3. Include a Digital Assets Clause in Your Will

A digital clause gives your executor legal authority to access and manage your online accounts. Without it, they might hit privacy barriers or Terms of Service roadblocks.

This clause should clearly state your wishes regarding:

  • Access to social media, email, and financial accounts
  • Handling or liquidation of cryptocurrencies and NFTs
  • Data deletion or memorialization preferences

4. Appoint a Digital Executor

Not every executor understands crypto wallets or cloud encryption, and that’s okay. You can appoint a digital executor specifically for this role.

This person should be tech-savvy, trustworthy, and willing to work alongside your main executor. Their job?
To manage and secure your digital holdings, from NFTs to online businesses, and ensure they’re distributed according to your will.

In complex cases, courts increasingly recognize the digital executor role in estate litigation to prevent disputes or loss of assets.

5. Review and Update Regularly

Technology changes fast, and so should your plan. Review your digital estate inventory at least once a year, or whenever you create new accounts or investments.

Update your passwords, remove obsolete accounts, and verify that your executor still has the tools and knowledge to access your digital estate.

Keeping your plan current ensures your loved ones won’t be locked out of your digital legacy.

Litigation Risks and Case Studies

When executors fail to secure or distribute digital assets properly, litigation can arise.
Common scenarios include:

  • Family members disputing ownership of crypto accounts.
  • Executors accused of mismanaging or losing NFTs.
  • Hidden online assets discovered after probate.
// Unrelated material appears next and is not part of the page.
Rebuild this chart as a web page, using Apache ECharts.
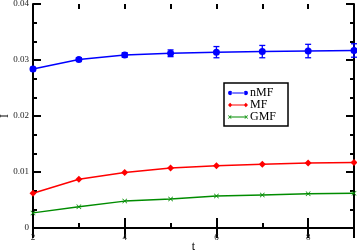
<!DOCTYPE html>
<html>
<head>
<meta charset="utf-8">
<script src="https://cdn.jsdelivr.net/npm/echarts@6/dist/echarts.min.js"></script>
<style>
html,body{margin:0;padding:0;background:#fff;}
#chart{width:357px;height:251px;}
</style>
</head>
<body>
<div id="chart"></div>
<script>
// ---- data ----
const tValues = [2, 3, 4, 5, 6, 7, 8, 9];
const nMF     = [0.0284, 0.0301, 0.0309, 0.0312, 0.0314, 0.0315, 0.0316, 0.0317];
const nMFErr  = [0.0003, 0.0003, 0.0004, 0.0006, 0.0010, 0.0011, 0.0012, 0.0012];
const MF      = [0.0062, 0.0087, 0.0099, 0.0107, 0.0111, 0.0114, 0.0116, 0.0117];
const GMF     = [0.0027, 0.0038, 0.0048, 0.0052, 0.0057, 0.0059, 0.0061, 0.0062];
const seriesNames = ['nMF', 'MF', 'GMF'];
const xTickValues = [2, 4, 6, 8];
const xTickLabels = ['2', '4', '6', '8'];
const yTickValues = [0, 0.01, 0.02, 0.03, 0.04];
const yTickLabels = ['0', '0.01', '0.02', '0.03', '0.04'];
const xAxisName = 't';
const yAxisName = 'I';

const FONT = 'Liberation Serif';
const BLUE = '#0000ff', RED = '#ff0000', GREEN = '#008c00';

const pairs = (ys) => tValues.map((t, i) => [t, ys[i]]);
const errData = tValues.map((t, i) => [t, nMF[i], nMFErr[i]]);
const lookup = (vals, labels) => (v) => {
  const n = Number(v);
  for (let i = 0; i < vals.length; i++) if (Math.abs(vals[i] - n) < 1e-9) return labels[i];
  return '';
};

const xSymbol = 'path://M0,1 L1,0 L5,4 L9,0 L10,1 L6,5 L10,9 L9,10 L5,6 L1,10 L0,9 L4,5 Z';

const legIconN = 'path://M0,4 a3,3 0 1,0 6,0 a3,3 0 1,0 -6,0 Z M5,3.3 L23,3.3 L23,4.7 L5,4.7 Z M22,4 a3,3 0 1,0 6,0 a3,3 0 1,0 -6,0 Z';
const legIconM = 'path://M0,4 L3,1 L6,4 L3,7 Z M5,3.3 L23,3.3 L23,4.7 L5,4.7 Z M22,4 L25,1 L28,4 L25,7 Z';
const legIconG = 'path://M0,2 L1,1.4 L2.5,3.2 L4,1.4 L5,2 L3.3,4 L5,6 L4,6.6 L2.5,4.8 L1,6.6 L0,6 L1.7,4 Z M4,3.4 L24,3.4 L24,4.6 L4,4.6 Z M23,2 L24,1.4 L25.5,3.2 L27,1.4 L28,2 L26.3,4 L28,6 L27,6.6 L25.5,4.8 L24,6.6 L23,6 L24.7,4 Z';

const gridRect = {left: 33, top: 4, width: 321, height: 224, containLabel: false, outerBoundsMode: 'none'};

const axisLine = {show: true, lineStyle: {color: '#000', width: 2}};
const labelStyle = {fontFamily: FONT, fontSize: 9, color: '#222'};

const chart = echarts.init(document.getElementById('chart'), null, {renderer: 'canvas'});
chart.setOption({
  animation: false,
  backgroundColor: '#fff',
  grid: [Object.assign({}, gridRect), Object.assign({}, gridRect)],
  legend: {
    left: 224, top: 83,
    orient: 'vertical',
    padding: [4, 12, 3, 4],
    itemGap: 0,
    itemWidth: 20, itemHeight: 6,
    borderColor: '#000', borderWidth: 1.5, backgroundColor: '#fff',
    textStyle: {fontFamily: FONT, fontSize: 12, color: '#000', lineHeight: 10.5, padding: [0,0,0,-3]},
    data: [
      {name: seriesNames[0], icon: legIconN},
      {name: seriesNames[1], icon: legIconM},
      {name: seriesNames[2], icon: legIconG}
    ]
  },
  xAxis: [
    { // bottom, major ticks and axis name
      gridIndex: 0, type: 'value', position: 'bottom', min: 2, max: 9, interval: 2,
      axisLine: axisLine,
      axisTick: {show: true, inside: true, length: 10, lineStyle: {color: '#000', width: 2}},
      axisLabel: {show: false},
      splitLine: {show: false},
      name: xAxisName, nameLocation: 'middle', nameGap: 13, nameMoveOverlap: false,
      nameTextStyle: {fontFamily: FONT, fontSize: 12, color: '#000'}
    },
    { // top, major ticks
      gridIndex: 0, type: 'value', position: 'top', min: 2, max: 9, interval: 2,
      axisLine: axisLine,
      axisTick: {show: true, inside: true, length: 10, lineStyle: {color: '#000', width: 2}},
      axisLabel: {show: false}, splitLine: {show: false}
    },
    { // bottom minor ticks + tick labels
      gridIndex: 1, type: 'value', position: 'bottom', min: 2, max: 9, interval: 1,
      axisLine: {show: false},
      axisTick: {show: true, inside: true, length: 5, lineStyle: {color: '#000', width: 2}},
      axisLabel: {show: true, margin: 5, ...labelStyle, formatter: lookup(xTickValues, xTickLabels)},
      splitLine: {show: false}
    },
    { // top minor ticks
      gridIndex: 1, type: 'value', position: 'top', min: 2, max: 9, interval: 1,
      axisLine: {show: false},
      axisTick: {show: true, inside: true, length: 5, lineStyle: {color: '#000', width: 2}},
      axisLabel: {show: false}, splitLine: {show: false}
    }
  ],
  yAxis: [
    {
      gridIndex: 0, type: 'value', position: 'left', min: 0, max: 0.04, interval: 0.01,
      axisLine: axisLine,
      axisTick: {show: true, inside: true, length: 8, lineStyle: {color: '#000', width: 2}},
      minorTick: {show: true, splitNumber: 3, length: 4, lineStyle: {color: '#000', width: 2}},
      axisLabel: {show: true, margin: 4, ...labelStyle, formatter: lookup(yTickValues, yTickLabels)},
      splitLine: {show: false},
      name: yAxisName, nameLocation: 'middle', nameGap: 22, nameRotate: 90, nameMoveOverlap: false,
      nameTextStyle: {fontFamily: FONT, fontSize: 12, color: '#000'}
    },
    {
      gridIndex: 0, type: 'value', position: 'right', min: 0, max: 0.04, interval: 0.01,
      axisLine: axisLine,
      axisTick: {show: true, inside: true, length: 8, lineStyle: {color: '#000', width: 2}},
      minorTick: {show: true, splitNumber: 3, length: 4, lineStyle: {color: '#000', width: 2}},
      axisLabel: {show: false}, splitLine: {show: false}
    },
    {
      gridIndex: 1, type: 'value', min: 0, max: 0.04, show: false
    }
  ],
  series: [
    {
      name: seriesNames[0], type: 'line', xAxisIndex: 0, yAxisIndex: 0,
      data: pairs(nMF), symbol: 'circle', symbolSize: 7,
      lineStyle: {color: BLUE, width: 1.5}, itemStyle: {color: BLUE}, z: 3
    },
    {
      name: seriesNames[1], type: 'line', xAxisIndex: 0, yAxisIndex: 0,
      data: pairs(MF), symbol: 'diamond', symbolSize: 7,
      lineStyle: {color: RED, width: 1.5}, itemStyle: {color: RED}, z: 3
    },
    {
      name: seriesNames[2], type: 'line', xAxisIndex: 0, yAxisIndex: 0,
      data: pairs(GMF), symbol: xSymbol, symbolSize: 5,
      lineStyle: {color: GREEN, width: 1.5}, itemStyle: {color: GREEN}, z: 3
    },
    {
      name: 'nMF-err', type: 'custom', xAxisIndex: 0, yAxisIndex: 0,
      data: errData, z: 4,
      renderItem: function (params, api) {
        const x = api.value(0), y = api.value(1), e = api.value(2);
        const hi = api.coord([x, y + e]);
        const lo = api.coord([x, y - e]);
        const cw = 3;
        const st = {stroke: BLUE, lineWidth: 1.3};
        return {
          type: 'group',
          children: [
            {type: 'line', shape: {x1: hi[0], y1: hi[1], x2: lo[0], y2: lo[1]}, style: st},
            {type: 'line', shape: {x1: hi[0] - cw, y1: hi[1], x2: hi[0] + cw, y2: hi[1]}, style: st},
            {type: 'line', shape: {x1: lo[0] - cw, y1: lo[1], x2: lo[0] + cw, y2: lo[1]}, style: st}
          ]
        };
      }
    }
  ]
});
</script>
</body>
</html>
In these cases, courts may appoint special estate trustees during litigation to trace and manage disputed digital property.
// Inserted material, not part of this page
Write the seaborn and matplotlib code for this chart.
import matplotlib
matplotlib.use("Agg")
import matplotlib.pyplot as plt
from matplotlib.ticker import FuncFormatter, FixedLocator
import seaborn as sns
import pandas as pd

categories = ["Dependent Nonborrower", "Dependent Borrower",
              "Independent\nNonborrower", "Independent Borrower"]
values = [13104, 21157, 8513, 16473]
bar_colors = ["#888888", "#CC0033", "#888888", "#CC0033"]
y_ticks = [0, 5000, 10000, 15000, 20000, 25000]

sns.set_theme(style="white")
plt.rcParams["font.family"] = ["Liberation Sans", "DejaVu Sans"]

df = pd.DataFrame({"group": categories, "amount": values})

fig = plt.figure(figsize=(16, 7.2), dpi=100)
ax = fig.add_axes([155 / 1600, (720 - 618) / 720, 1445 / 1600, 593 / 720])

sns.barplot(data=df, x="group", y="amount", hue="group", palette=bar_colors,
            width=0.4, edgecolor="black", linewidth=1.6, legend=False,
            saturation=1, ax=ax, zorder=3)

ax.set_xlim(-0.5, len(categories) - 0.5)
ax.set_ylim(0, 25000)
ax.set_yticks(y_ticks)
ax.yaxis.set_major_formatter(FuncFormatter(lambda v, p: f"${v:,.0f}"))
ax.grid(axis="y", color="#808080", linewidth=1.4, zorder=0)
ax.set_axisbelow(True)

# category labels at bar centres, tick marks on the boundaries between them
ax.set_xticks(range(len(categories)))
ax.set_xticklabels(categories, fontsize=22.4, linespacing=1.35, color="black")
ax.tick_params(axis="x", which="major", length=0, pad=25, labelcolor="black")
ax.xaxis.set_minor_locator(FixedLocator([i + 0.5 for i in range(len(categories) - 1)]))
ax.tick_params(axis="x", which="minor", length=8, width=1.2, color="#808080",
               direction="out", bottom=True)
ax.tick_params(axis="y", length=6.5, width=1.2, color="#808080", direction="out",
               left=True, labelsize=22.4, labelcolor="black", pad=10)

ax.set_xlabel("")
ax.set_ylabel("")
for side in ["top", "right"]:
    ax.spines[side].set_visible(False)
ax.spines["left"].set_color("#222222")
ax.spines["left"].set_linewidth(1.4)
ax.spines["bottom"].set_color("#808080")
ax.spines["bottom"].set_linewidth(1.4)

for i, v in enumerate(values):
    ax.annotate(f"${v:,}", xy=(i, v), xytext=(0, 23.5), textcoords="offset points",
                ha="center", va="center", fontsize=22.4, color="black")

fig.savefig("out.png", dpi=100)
Conclusion: The Digital Legacy Is Real

Digital assets are no longer fringe; they’re part of everyday estates in Ontario. From crypto wallets to YouTube royalties, they carry real financial and emotional value. Handling them in estate litigation requires legal foresight, technical expertise, and privacy compliance.

If you’re drafting a will, add a digital clause. If you’re an executor, consult a lawyer experienced in digital estate law. And if you’re in a dispute, act fast, because lost keys mean lost assets, permanently.

Quick FAQs

1. What counts as a “digital asset” in Ontario estate cases?

Any online account or electronic record with value including crypto, NFTs, and social media profiles is considered a digital asset.

2. Can I include crypto and NFTs in my will or estate plan?

You can add them under a “digital assets” clause, specifying wallets, exchanges, and access instructions.

3. How do Terms of Service affect executors accessing digital accounts?

TOS agreements (like those from Google or Apple) may restrict access. Executors often need legal authority or court orders to gain entry.

4. What protections do privacy laws like PIPEDA offer for digital assets after death?

PIPEDA restricts disclosure of personal data but allows access when necessary for estate administration for up to 20 years post-death.

5. What challenges arise when digital assets are held outside Ontario?

Cross-border jurisdictions complicate ownership and taxation, often requiring international legal cooperation.

6. What should an executor do if they lack the passwords or keys?

Consult a digital forensics expert or lawyer. Never guess or hack access courts may help obtain lawful authority.

7. Should I appoint a “digital executor” distinct from my regular executor?

Yes, if your estate includes extensive digital holdings or crypto wallets.

8. How often should I update my digital asset inventory?

At least once a year, or whenever you create or delete significant online accounts.

9. Can digital assets be litigated in estate disputes?

Absolutely. Digital assets can be frozen, traced, or divided like traditional property in court.

10. How is the value of crypto or NFTs assessed for estate purposes?

Valuation is usually determined based on the market value at the date of death, verified by blockchain or exchange records.

Disclaimer: The information provided in this blog is for general informational purposes only. It is not legal advice and should not be relied on as such.